| INSTRUCTION |
Your task is to transcribe all of the data below exactly, omitting the images.

| SOURCE DATA |

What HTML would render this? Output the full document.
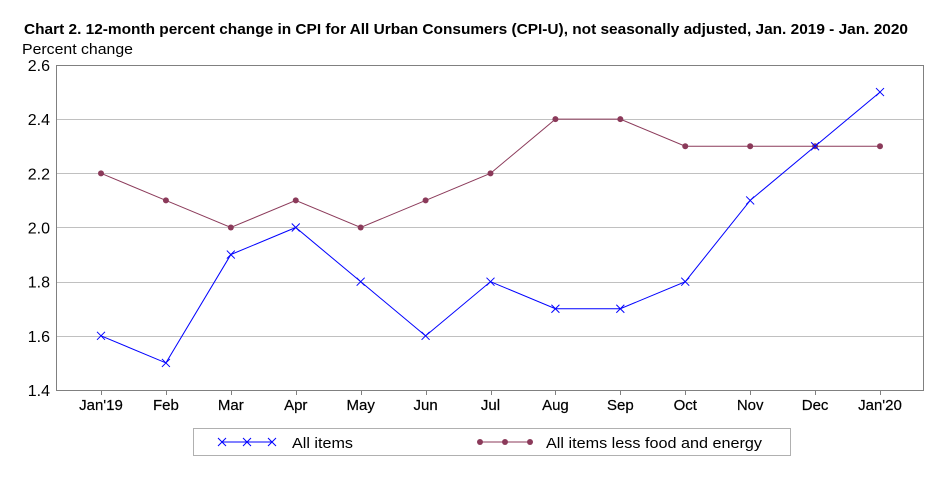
<!DOCTYPE html>
<html><head><meta charset="utf-8"><style>
body{margin:0;background:#fff;width:942px;height:486px;overflow:hidden;font-family:"Liberation Sans",sans-serif}
</style></head><body>
<svg width="942" height="486" xmlns="http://www.w3.org/2000/svg" font-family="Liberation Sans, sans-serif">
<text x="24" y="34" font-size="15" font-weight="bold" fill="#000" textLength="884" lengthAdjust="spacingAndGlyphs">Chart 2. 12-month percent change in CPI for All Urban Consumers (CPI-U), not seasonally adjusted, Jan. 2019 - Jan. 2020</text>
<text x="22" y="54" font-size="15" fill="#000" textLength="111" lengthAdjust="spacingAndGlyphs">Percent change</text>
<g id="grid"></g>
<rect x="56.5" y="65.5" width="867" height="325" fill="none" stroke="#808080"/>
<g id="marks"></g>
<rect x="193.5" y="428.5" width="597" height="27" fill="#fff" stroke="#b0b0b0"/>
<g>
<line x1="222" y1="442" x2="272" y2="442" stroke="#0000ff"/>
<path d="M218,438l8,8M226,438l-8,8M243,438l8,8M251,438l-8,8M268,438l8,8M276,438l-8,8" stroke="#0000ff"/>
<text x="292" y="448" font-size="15" textLength="61" lengthAdjust="spacingAndGlyphs">All items</text></g>
<g>
<line x1="480" y1="442" x2="530" y2="442" stroke="#8b3a5a"/>
<circle cx="480" cy="442" r="3" fill="#8b3a5a"/><circle cx="505" cy="442" r="3" fill="#8b3a5a"/><circle cx="530" cy="442" r="3" fill="#8b3a5a"/>
<text x="546" y="448" font-size="15" textLength="216" lengthAdjust="spacingAndGlyphs">All items less food and energy</text></g>
</svg>
<script>
const categories=["Jan'19","Feb","Mar","Apr","May","Jun","Jul","Aug","Sep","Oct","Nov","Dec","Jan'20"];
const allItems=[1.6,1.5,1.9,2.0,1.8,1.6,1.8,1.7,1.7,1.8,2.1,2.3,2.5];
const coreItems=[2.2,2.1,2.0,2.1,2.0,2.1,2.2,2.4,2.4,2.3,2.3,2.3,2.3];
const yTicks=[1.4,1.6,1.8,2.0,2.2,2.4,2.6];
const NS="http://www.w3.org/2000/svg";
const x=i=>101+i*(779/12);
const y=v=>390-(v-1.4)/1.2*325;
const grid=document.getElementById('grid'),marks=document.getElementById('marks');
function mk(tag,a,p){const e=document.createElementNS(NS,tag);for(const k in a)e.setAttribute(k,a[k]);p.appendChild(e);return e;}
yTicks.forEach(v=>{
 if(v>1.4&&v<2.6){const l=mk('line',{x1:57,x2:923,y1:Math.round(y(v))+.5,y2:Math.round(y(v))+.5,stroke:'#c0c0c0'},grid);
 
 }
 const t=mk('text',{x:50,y:y(v)+6,'font-size':16,'text-anchor':'end'},grid);t.textContent=v.toFixed(1);
 
 
});
categories.forEach((c,i)=>{
 mk('line',{x1:Math.round(x(i))+.5,x2:Math.round(x(i))+.5,y1:390,y2:395,stroke:'#808080'},grid);
 const t=mk('text',{x:x(i),y:410,'font-size':15,'text-anchor':'middle',stroke:'#000','stroke-width':0.2},grid);t.textContent=c;
 
 
});
const p1=mk('polyline',{points:coreItems.map((v,i)=>x(i)+','+y(v)).join(' '),fill:'none',stroke:'#8b3a5a'},marks);


coreItems.forEach((v,i)=>{const c=mk('circle',{cx:x(i),cy:y(v),r:3,fill:'#8b3a5a'},marks);
 
 });
const p2=mk('polyline',{points:allItems.map((v,i)=>x(i)+','+y(v)).join(' '),fill:'none',stroke:'#0000ff'},marks);


allItems.forEach((v,i)=>{const X=x(i),Y=y(v);const c=mk('path',{d:`M${X-4},${Y-4}l8,8M${X+4},${Y-4}l-8,8`,stroke:'#0000ff'},marks);
 
 });
</script>
</body></html>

| ANSWER TO THIS PROBLEM |
What HTML would render this? Output the full document.
<!DOCTYPE html>
<html><head><meta charset="utf-8"><style>
body{margin:0;background:#fff;width:942px;height:486px;overflow:hidden;font-family:"Liberation Sans",sans-serif}
</style></head><body>
<svg width="942" height="486" xmlns="http://www.w3.org/2000/svg" font-family="Liberation Sans, sans-serif">
<text x="24" y="34" font-size="15" font-weight="bold" fill="#000" textLength="884" lengthAdjust="spacingAndGlyphs">Chart 2. 12-month percent change in CPI for All Urban Consumers (CPI-U), not seasonally adjusted, Jan. 2019 - Jan. 2020</text>
<text x="22" y="54" font-size="15" fill="#000" textLength="111" lengthAdjust="spacingAndGlyphs">Percent change</text>
<g id="grid"></g>
<rect x="56.5" y="65.5" width="867" height="325" fill="none" stroke="#808080"/>
<g id="marks"></g>
<rect x="193.5" y="428.5" width="597" height="27" fill="#fff" stroke="#b0b0b0"/>
<g>
<line x1="222" y1="442" x2="272" y2="442" stroke="#0000ff"/>
<path d="M218,438l8,8M226,438l-8,8M243,438l8,8M251,438l-8,8M268,438l8,8M276,438l-8,8" stroke="#0000ff"/>
<text x="292" y="448" font-size="15" textLength="61" lengthAdjust="spacingAndGlyphs">All items</text></g>
<g>
<line x1="480" y1="442" x2="530" y2="442" stroke="#8b3a5a"/>
<circle cx="480" cy="442" r="3" fill="#8b3a5a"/><circle cx="505" cy="442" r="3" fill="#8b3a5a"/><circle cx="530" cy="442" r="3" fill="#8b3a5a"/>
<text x="546" y="448" font-size="15" textLength="216" lengthAdjust="spacingAndGlyphs">All items less food and energy</text></g>
</svg>
<script>
const categories=["Jan'19","Feb","Mar","Apr","May","Jun","Jul","Aug","Sep","Oct","Nov","Dec","Jan'20"];
const allItems=[1.6,1.5,1.9,2.0,1.8,1.6,1.8,1.7,1.7,1.8,2.1,2.3,2.5];
const coreItems=[2.2,2.1,2.0,2.1,2.0,2.1,2.2,2.4,2.4,2.3,2.3,2.3,2.3];
const yTicks=[1.4,1.6,1.8,2.0,2.2,2.4,2.6];
const NS="http://www.w3.org/2000/svg";
const x=i=>101+i*(779/12);
const y=v=>390-(v-1.4)/1.2*325;
const grid=document.getElementById('grid'),marks=document.getElementById('marks');
function mk(tag,a,p){const e=document.createElementNS(NS,tag);for(const k in a)e.setAttribute(k,a[k]);p.appendChild(e);return e;}
yTicks.forEach(v=>{
 if(v>1.4&&v<2.6){const l=mk('line',{x1:57,x2:923,y1:Math.round(y(v))+.5,y2:Math.round(y(v))+.5,stroke:'#c0c0c0'},grid);
 
 }
 const t=mk('text',{x:50,y:y(v)+6,'font-size':16,'text-anchor':'end'},grid);t.textContent=v.toFixed(1);
 
 
});
categories.forEach((c,i)=>{
 mk('line',{x1:Math.round(x(i))+.5,x2:Math.round(x(i))+.5,y1:390,y2:395,stroke:'#808080'},grid);
 const t=mk('text',{x:x(i),y:410,'font-size':15,'text-anchor':'middle',stroke:'#000','stroke-width':0.2},grid);t.textContent=c;
 
 
});
const p1=mk('polyline',{points:coreItems.map((v,i)=>x(i)+','+y(v)).join(' '),fill:'none',stroke:'#8b3a5a'},marks);


coreItems.forEach((v,i)=>{const c=mk('circle',{cx:x(i),cy:y(v),r:3,fill:'#8b3a5a'},marks);
 
 });
const p2=mk('polyline',{points:allItems.map((v,i)=>x(i)+','+y(v)).join(' '),fill:'none',stroke:'#0000ff'},marks);


allItems.forEach((v,i)=>{const X=x(i),Y=y(v);const c=mk('path',{d:`M${X-4},${Y-4}l8,8M${X+4},${Y-4}l-8,8`,stroke:'#0000ff'},marks);
 
 });
</script>
</body></html>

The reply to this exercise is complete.